The latest giant to follow suit is Mitsui Sumitomo Insurance Group Holdings Inc., Japan’s second largest non-life insurers, which is in talks with the Aioi Insurance Co. and Nissay Dowa General Insurance Co. for a merger.
The merger would eventually create Japan’s largest non-life insurer group, bringing down Tokio Marine Holdings Inc. from its current top position in the sector, which has already felt the jerk with its shares dropping soon after the news surfaced.
On the contrary, the shares of the three companies lifted up as investors welcomed the move, for it means lesser competition in the sector, thus more profitability.
Several sources report that the three companies may reach an agreement by March 2009, and the merger could take place later next year.
The move by the trio came in as a measure to fortify their operations in recession and to cut through competition, as in recession demand for car insurance, fire insurance and home insurance has slumped significantly.
The current leader Tokio Marine had reported 2.25 trillion yen as its revenue from premiums for the year ended March 31. As against it, Sumitomo, Aioi and Nissay Dowa had collected 2.73 trillion (about $ 30 billion), if pooled together.

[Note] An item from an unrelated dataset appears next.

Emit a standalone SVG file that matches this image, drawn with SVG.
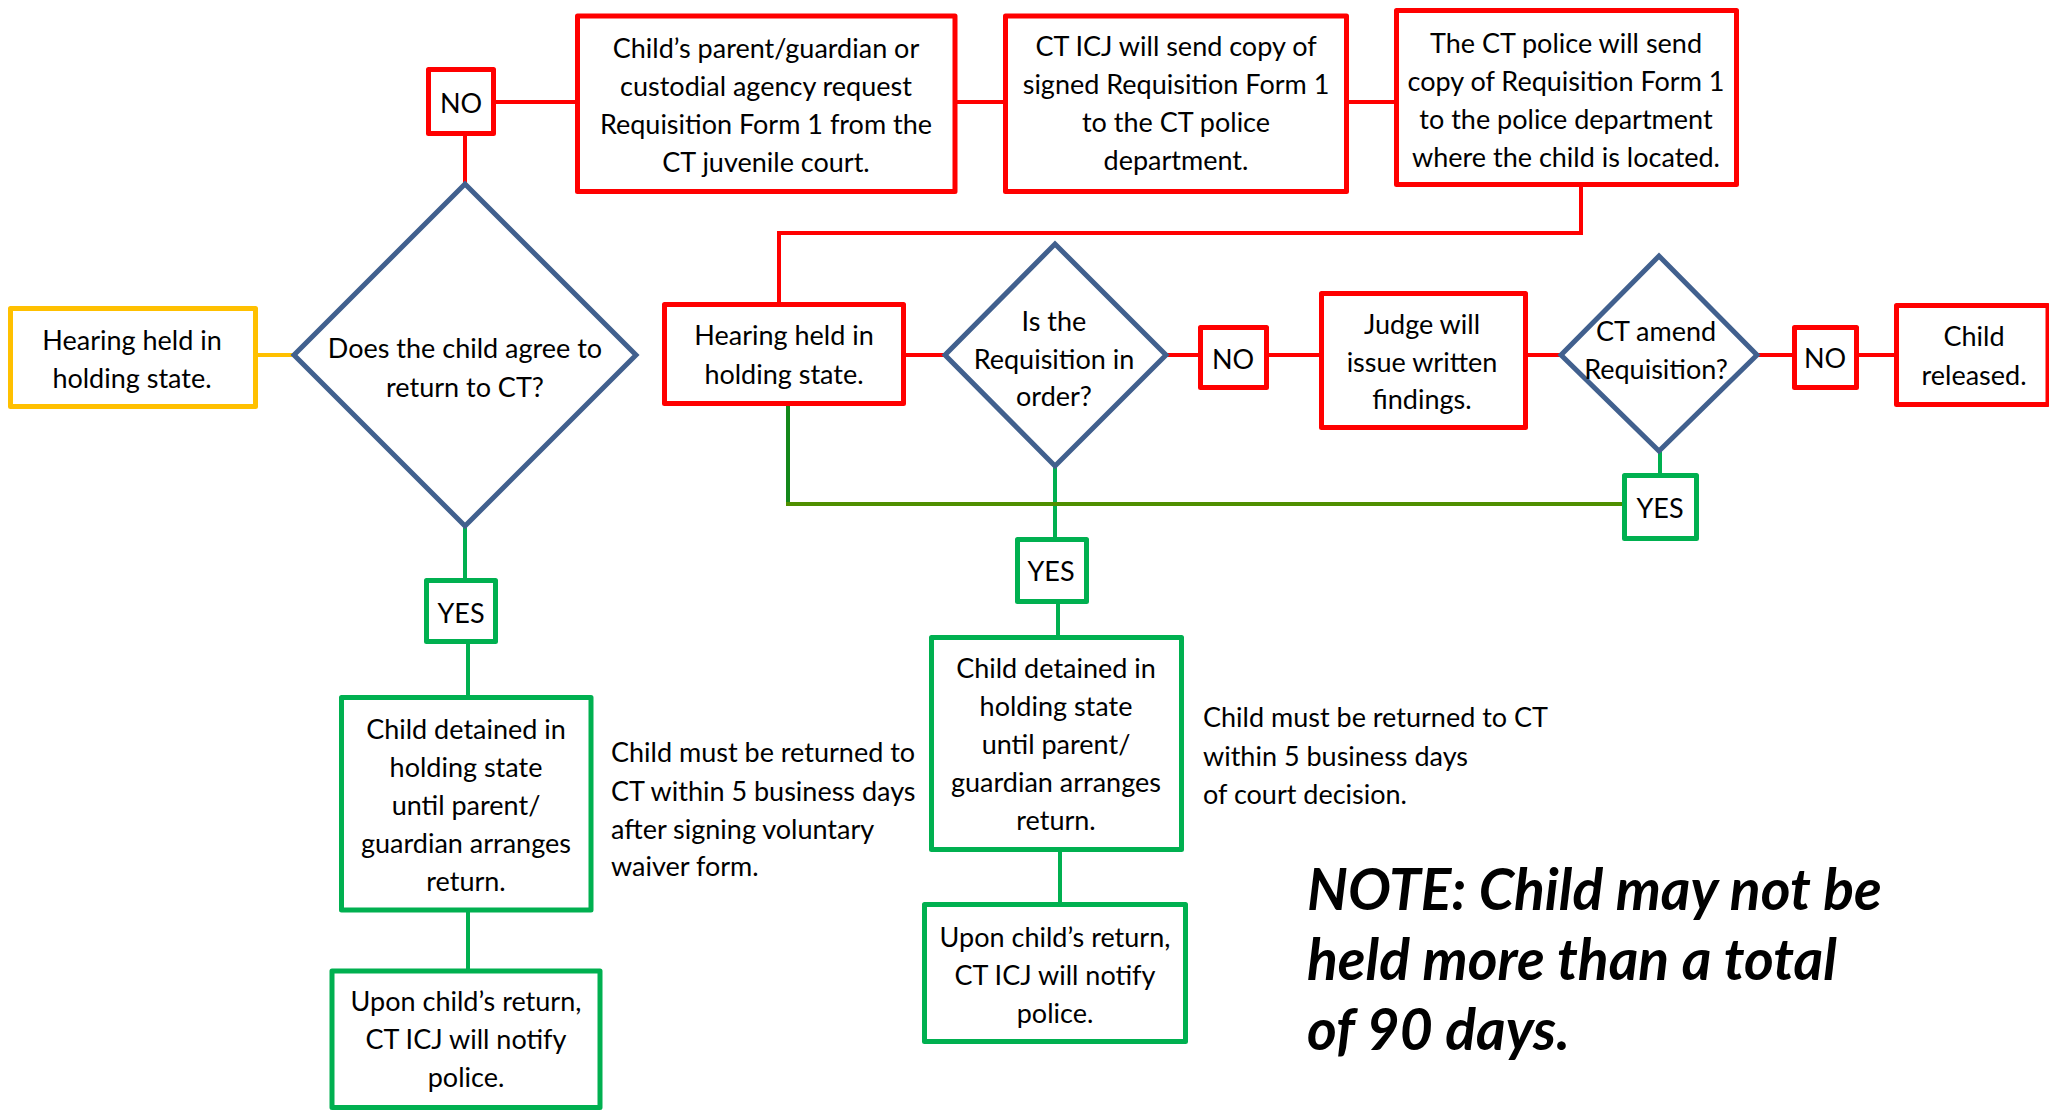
<svg xmlns="http://www.w3.org/2000/svg" width="2049" height="1111" viewBox="0 0 2049 1111">
<style>
  .bx { fill: #fff; stroke-width: 5; stroke-linejoin: round; }
  .red { stroke: #FF0000; }
  .grn { stroke: #00B050; }
  .yel { stroke: #FFC000; }
  .dia { fill: #fff; stroke: #41608E; stroke-width: 5; }
  .t { font-family: Lato, "Liberation Sans", sans-serif; font-size: 27px; fill: #000; text-anchor: middle; }
  .s { font-family: Lato, "Liberation Sans", sans-serif; font-size: 27px; fill: #000; }
  .note { font-family: Lato, "Liberation Sans", sans-serif; font-size: 57px; font-weight: bold; font-style: italic; fill: #000; }
  .c { fill: none; stroke-width: 4; }
</style>
<rect width="2049" height="1111" fill="#fff"/>
<g id="connectors">
  <g class="c red" stroke="#FF0000">
    <line x1="495" y1="102" x2="576" y2="102"/>
    <line x1="465" y1="133" x2="465" y2="186"/>
    <line x1="957" y1="102" x2="1004" y2="102"/>
    <line x1="1348" y1="102" x2="1395" y2="102"/>
    <polyline points="1581,186 1581,233 779,233 779,303"/>
    <line x1="906" y1="355" x2="946" y2="355"/>
    <line x1="1165" y1="355" x2="1199" y2="355"/>
    <line x1="1268" y1="355" x2="1320" y2="355"/>
    <line x1="1527" y1="355" x2="1563" y2="355"/>
    <line x1="1757" y1="355" x2="1793" y2="355"/>
    <line x1="1858" y1="355" x2="1895" y2="355"/>
  </g>
  <line class="c" stroke="#FFC000" x1="251" y1="355" x2="295" y2="355"/>
  <g class="c" stroke="#00B050">
    <line x1="465" y1="526" x2="465" y2="579"/>
    <line x1="468" y1="643" x2="468" y2="696"/>
    <line x1="468" y1="911" x2="468" y2="970"/>
    <line x1="1055" y1="465" x2="1055" y2="538"/>
    <line x1="1058" y1="603" x2="1058" y2="636"/>
    <line x1="1060" y1="851" x2="1060" y2="903"/>
    <line x1="1660" y1="450" x2="1660" y2="474"/>
  </g>
  <line class="c" stroke="#13871A" stroke-width="5" x1="788" y1="406" x2="788" y2="506"/>
  <line class="c" stroke="#4F8F00" stroke-width="5" x1="786" y1="504" x2="1623" y2="504"/>
</g>

<g id="no1">
  <rect class="bx red" x="428.5" y="69.5" width="65" height="64"/>
  <text class="t" x="461" y="113">NO</text>
</g>
<g id="req-form-request">
  <rect class="bx red" x="577.5" y="16" width="377.5" height="175.5"/>
  <text class="t" x="766" y="58">Child’s parent/guardian or</text>
  <text class="t" x="766" y="96">custodial agency request</text>
  <text class="t" x="766" y="134">Requisition Form 1 from the</text>
  <text class="t" x="766" y="172">CT juvenile court.</text>
</g>
<g id="icj-send">
  <rect class="bx red" x="1005.5" y="16" width="341" height="175.5"/>
  <text class="t" x="1176" y="56">CT ICJ will send copy of</text>
  <text class="t" x="1176" y="94">signed Requisition Form 1</text>
  <text class="t" x="1176" y="132">to the CT police</text>
  <text class="t" x="1176" y="170">department.</text>
</g>
<g id="police-send">
  <rect class="bx red" x="1396.5" y="10.5" width="340" height="174"/>
  <text class="t" x="1566" y="53">The CT police will send</text>
  <text class="t" x="1566" y="91">copy of Requisition Form 1</text>
  <text class="t" x="1566" y="129">to the police department</text>
  <text class="t" x="1566" y="167">where the child is located.</text>
</g>
<g id="hearing1">
  <rect class="bx yel" x="10.5" y="308.5" width="245" height="98"/>
  <text class="t" x="132" y="350">Hearing held in</text>
  <text class="t" x="132" y="388">holding state.</text>
</g>
<g id="agree-decision">
  <polygon class="dia" points="465,184 636,355 465,526 294,355"/>
  <text class="t" x="465" y="358">Does the child agree to</text>
  <text class="t" x="465" y="397">return to CT?</text>
</g>
<g id="hearing2">
  <rect class="bx red" x="664.5" y="304.5" width="239" height="99"/>
  <text class="t" x="784" y="345">Hearing held in</text>
  <text class="t" x="784" y="384">holding state.</text>
</g>
<g id="order-decision">
  <polygon class="dia" points="1055,244 1166,355 1055,466 945,355"/>
  <text class="t" x="1054" y="331">Is the</text>
  <text class="t" x="1054" y="369">Requisition in</text>
  <text class="t" x="1054" y="406">order?</text>
</g>
<g id="no2">
  <rect class="bx red" x="1200.5" y="327.5" width="66" height="60"/>
  <text class="t" x="1233" y="369">NO</text>
</g>
<g id="judge">
  <rect class="bx red" x="1321.5" y="293.5" width="204" height="134"/>
  <text class="t" x="1422" y="334">Judge will</text>
  <text class="t" x="1422" y="372">issue written</text>
  <text class="t" x="1422" y="409">findings.</text>
</g>
<g id="amend-decision">
  <polygon class="dia" points="1659,256 1757,355 1659,451 1561,355"/>
  <text class="t" x="1656" y="341">CT amend</text>
  <text class="t" x="1656" y="379">Requisition?</text>
</g>
<g id="no3">
  <rect class="bx red" x="1794.5" y="327.5" width="62" height="60"/>
  <text class="t" x="1825" y="368">NO</text>
</g>
<g id="released">
  <rect class="bx red" x="1896.5" y="305.5" width="151.5" height="99"/>
  <text class="t" x="1974" y="346">Child</text>
  <text class="t" x="1974" y="385">released.</text>
</g>
<g id="yes1">
  <rect class="bx grn" x="426.5" y="580.5" width="69" height="61"/>
  <text class="t" x="461" y="623">YES</text>
</g>
<g id="yes2">
  <rect class="bx grn" x="1017.5" y="539.5" width="69" height="62"/>
  <text class="t" x="1051" y="581">YES</text>
</g>
<g id="yes3">
  <rect class="bx grn" x="1624.5" y="475.5" width="72" height="63"/>
  <text class="t" x="1660" y="518">YES</text>
</g>
<g id="detained1">
  <rect class="bx grn" x="341.5" y="697.5" width="249.5" height="212.5"/>
  <text class="t" x="466" y="739">Child detained in</text>
  <text class="t" x="466" y="777">holding state</text>
  <text class="t" x="466" y="815">until parent/</text>
  <text class="t" x="466" y="853">guardian arranges</text>
  <text class="t" x="466" y="891">return.</text>
</g>
<g id="notify1">
  <rect class="bx grn" x="332" y="971" width="268" height="136.5"/>
  <text class="t" x="466" y="1011">Upon child’s return,</text>
  <text class="t" x="466" y="1049">CT ICJ will notify</text>
  <text class="t" x="466" y="1087">police.</text>
</g>
<g id="note-waiver">
  <text class="s" x="611" y="762">Child must be returned to</text>
  <text class="s" x="611" y="801">CT within 5 business days</text>
  <text class="s" x="611" y="839">after signing voluntary</text>
  <text class="s" x="611" y="876">waiver form.</text>
</g>
<g id="detained2">
  <rect class="bx grn" x="931.5" y="637.5" width="250" height="212"/>
  <text class="t" x="1056" y="678">Child detained in</text>
  <text class="t" x="1056" y="716">holding state</text>
  <text class="t" x="1056" y="754">until parent/</text>
  <text class="t" x="1056" y="792">guardian arranges</text>
  <text class="t" x="1056" y="830">return.</text>
</g>
<g id="notify2">
  <rect class="bx grn" x="924.5" y="904.5" width="261" height="137"/>
  <text class="t" x="1055" y="947">Upon child’s return,</text>
  <text class="t" x="1055" y="985">CT ICJ will notify</text>
  <text class="t" x="1055" y="1023">police.</text>
</g>
<g id="note-court">
  <text class="s" x="1203" y="727">Child must be returned to CT</text>
  <text class="s" x="1203" y="766">within 5 business days</text>
  <text class="s" x="1203" y="804">of court decision.</text>
</g>
<g id="note-90">
  <text class="note" x="1307" y="910">NOTE: Child may not be</text>
  <text class="note" x="1307" y="980">held more than a total</text>
  <text class="note" x="1307" y="1050">of 90 days.</text>
</g>
</svg>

However, Tokio is still ahead in combined market value 2.1 trillion yen ($23.18 billion), compared with 1.8 trillion yen of the three companies.
All the insurance companies, and for that matter, all the financial institutions, have lost their financial standing with the sliding value of their securities holdings. This has called for mergers and combined forces to tackle persistent economic downfall.